PROVIDED MATERIAL:
::::::::

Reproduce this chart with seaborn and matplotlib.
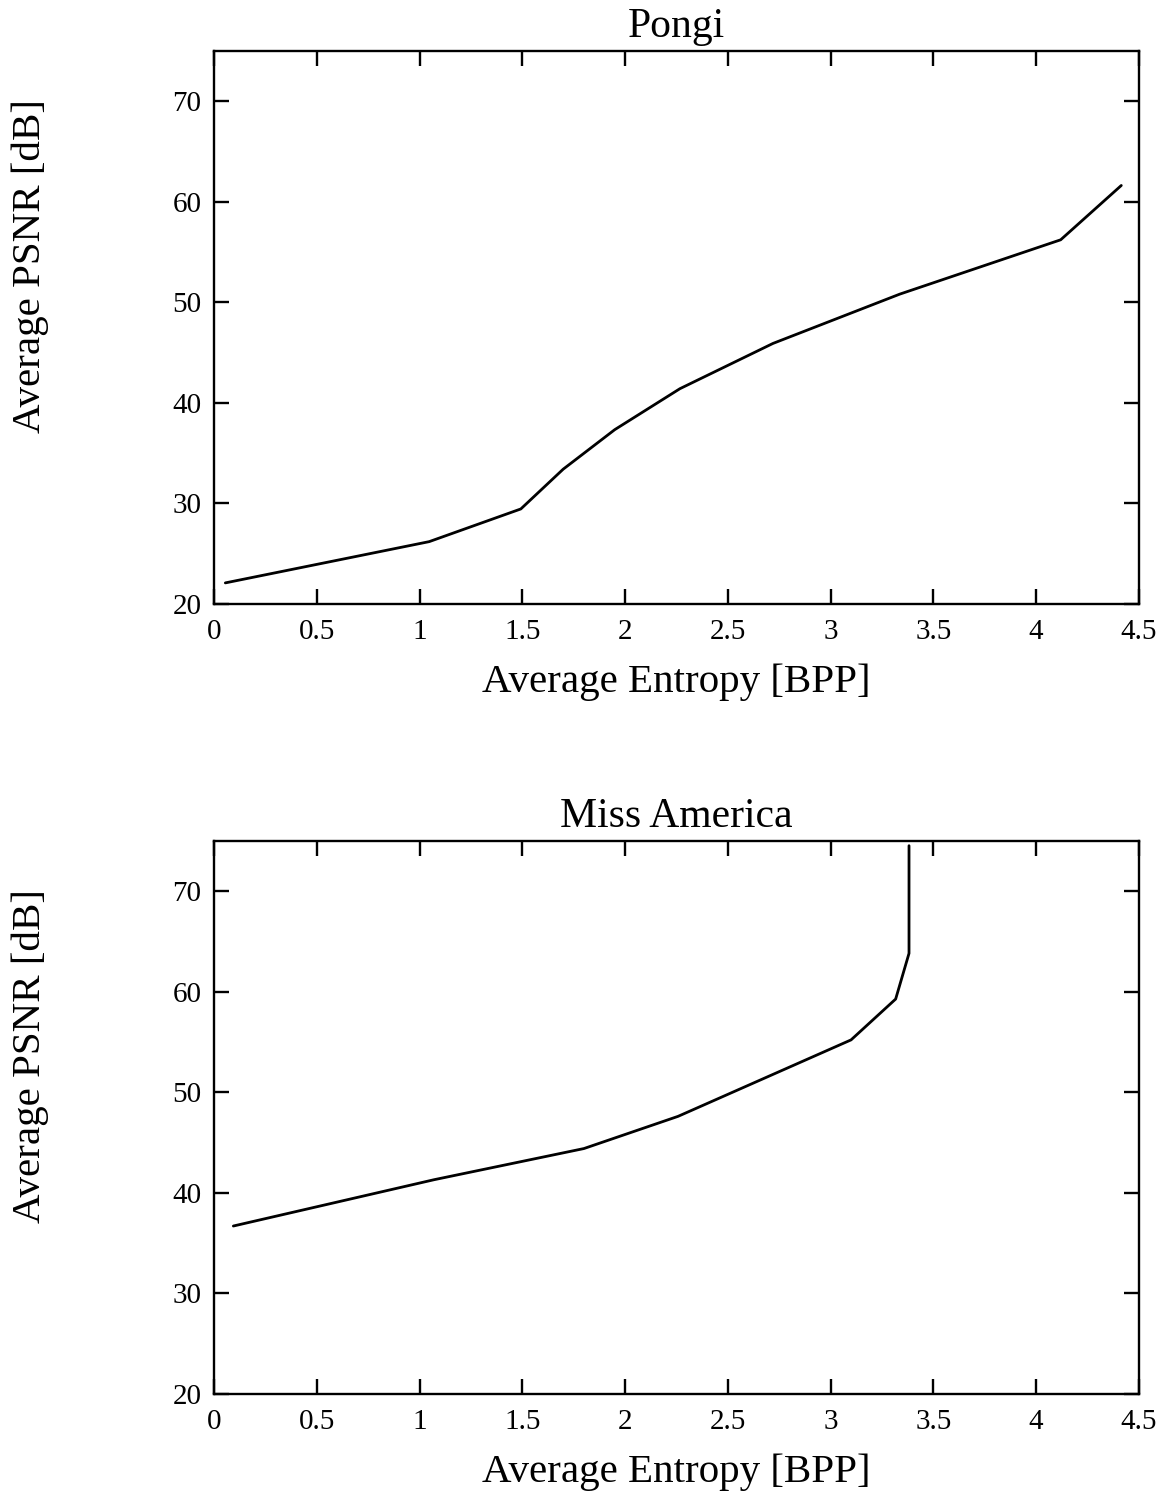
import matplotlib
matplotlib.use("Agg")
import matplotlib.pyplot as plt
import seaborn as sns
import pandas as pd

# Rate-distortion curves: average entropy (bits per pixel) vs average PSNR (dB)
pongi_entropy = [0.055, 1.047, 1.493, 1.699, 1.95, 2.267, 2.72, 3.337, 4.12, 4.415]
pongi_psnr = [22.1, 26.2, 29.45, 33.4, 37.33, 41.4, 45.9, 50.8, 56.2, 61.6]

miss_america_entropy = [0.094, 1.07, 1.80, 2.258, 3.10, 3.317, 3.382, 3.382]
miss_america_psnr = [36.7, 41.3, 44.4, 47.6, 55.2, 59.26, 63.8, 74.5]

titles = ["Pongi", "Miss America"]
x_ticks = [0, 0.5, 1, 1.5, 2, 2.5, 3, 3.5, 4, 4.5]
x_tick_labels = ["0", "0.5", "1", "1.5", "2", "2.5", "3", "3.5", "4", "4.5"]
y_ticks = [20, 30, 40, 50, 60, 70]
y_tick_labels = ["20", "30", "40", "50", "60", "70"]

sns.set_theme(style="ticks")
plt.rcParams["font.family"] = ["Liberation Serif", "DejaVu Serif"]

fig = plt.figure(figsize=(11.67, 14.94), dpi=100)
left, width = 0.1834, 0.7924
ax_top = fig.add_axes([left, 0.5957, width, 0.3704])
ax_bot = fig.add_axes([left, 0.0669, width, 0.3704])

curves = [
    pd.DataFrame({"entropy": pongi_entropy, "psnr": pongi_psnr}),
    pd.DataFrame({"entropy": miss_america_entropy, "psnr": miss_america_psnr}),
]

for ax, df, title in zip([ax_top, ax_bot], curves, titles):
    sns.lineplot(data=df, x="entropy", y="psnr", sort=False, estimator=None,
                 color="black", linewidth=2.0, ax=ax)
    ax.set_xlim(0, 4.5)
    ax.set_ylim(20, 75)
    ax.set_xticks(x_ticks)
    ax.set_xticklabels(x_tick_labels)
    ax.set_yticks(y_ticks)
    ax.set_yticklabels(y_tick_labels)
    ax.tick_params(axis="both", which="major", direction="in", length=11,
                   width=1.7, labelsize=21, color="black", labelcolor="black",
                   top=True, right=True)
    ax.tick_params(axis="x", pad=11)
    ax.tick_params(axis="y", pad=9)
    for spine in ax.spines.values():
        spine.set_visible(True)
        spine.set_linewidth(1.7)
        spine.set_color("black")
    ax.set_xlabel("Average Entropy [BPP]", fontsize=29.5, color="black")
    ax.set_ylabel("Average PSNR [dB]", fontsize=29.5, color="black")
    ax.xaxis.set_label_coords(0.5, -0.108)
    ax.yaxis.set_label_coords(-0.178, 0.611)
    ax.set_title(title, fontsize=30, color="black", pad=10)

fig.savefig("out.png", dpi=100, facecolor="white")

::::::::

TO DO: Return all of the data exactly as written, and drop the pictures.

REPLY:
Reproduce this chart with seaborn and matplotlib.
import matplotlib
matplotlib.use("Agg")
import matplotlib.pyplot as plt
import seaborn as sns
import pandas as pd

# Rate-distortion curves: average entropy (bits per pixel) vs average PSNR (dB)
pongi_entropy = [0.055, 1.047, 1.493, 1.699, 1.95, 2.267, 2.72, 3.337, 4.12, 4.415]
pongi_psnr = [22.1, 26.2, 29.45, 33.4, 37.33, 41.4, 45.9, 50.8, 56.2, 61.6]

miss_america_entropy = [0.094, 1.07, 1.80, 2.258, 3.10, 3.317, 3.382, 3.382]
miss_america_psnr = [36.7, 41.3, 44.4, 47.6, 55.2, 59.26, 63.8, 74.5]

titles = ["Pongi", "Miss America"]
x_ticks = [0, 0.5, 1, 1.5, 2, 2.5, 3, 3.5, 4, 4.5]
x_tick_labels = ["0", "0.5", "1", "1.5", "2", "2.5", "3", "3.5", "4", "4.5"]
y_ticks = [20, 30, 40, 50, 60, 70]
y_tick_labels = ["20", "30", "40", "50", "60", "70"]

sns.set_theme(style="ticks")
plt.rcParams["font.family"] = ["Liberation Serif", "DejaVu Serif"]

fig = plt.figure(figsize=(11.67, 14.94), dpi=100)
left, width = 0.1834, 0.7924
ax_top = fig.add_axes([left, 0.5957, width, 0.3704])
ax_bot = fig.add_axes([left, 0.0669, width, 0.3704])

curves = [
    pd.DataFrame({"entropy": pongi_entropy, "psnr": pongi_psnr}),
    pd.DataFrame({"entropy": miss_america_entropy, "psnr": miss_america_psnr}),
]

for ax, df, title in zip([ax_top, ax_bot], curves, titles):
    sns.lineplot(data=df, x="entropy", y="psnr", sort=False, estimator=None,
                 color="black", linewidth=2.0, ax=ax)
    ax.set_xlim(0, 4.5)
    ax.set_ylim(20, 75)
    ax.set_xticks(x_ticks)
    ax.set_xticklabels(x_tick_labels)
    ax.set_yticks(y_ticks)
    ax.set_yticklabels(y_tick_labels)
    ax.tick_params(axis="both", which="major", direction="in", length=11,
                   width=1.7, labelsize=21, color="black", labelcolor="black",
                   top=True, right=True)
    ax.tick_params(axis="x", pad=11)
    ax.tick_params(axis="y", pad=9)
    for spine in ax.spines.values():
        spine.set_visible(True)
        spine.set_linewidth(1.7)
        spine.set_color("black")
    ax.set_xlabel("Average Entropy [BPP]", fontsize=29.5, color="black")
    ax.set_ylabel("Average PSNR [dB]", fontsize=29.5, color="black")
    ax.xaxis.set_label_coords(0.5, -0.108)
    ax.yaxis.set_label_coords(-0.178, 0.611)
    ax.set_title(title, fontsize=30, color="black", pad=10)

fig.savefig("out.png", dpi=100, facecolor="white")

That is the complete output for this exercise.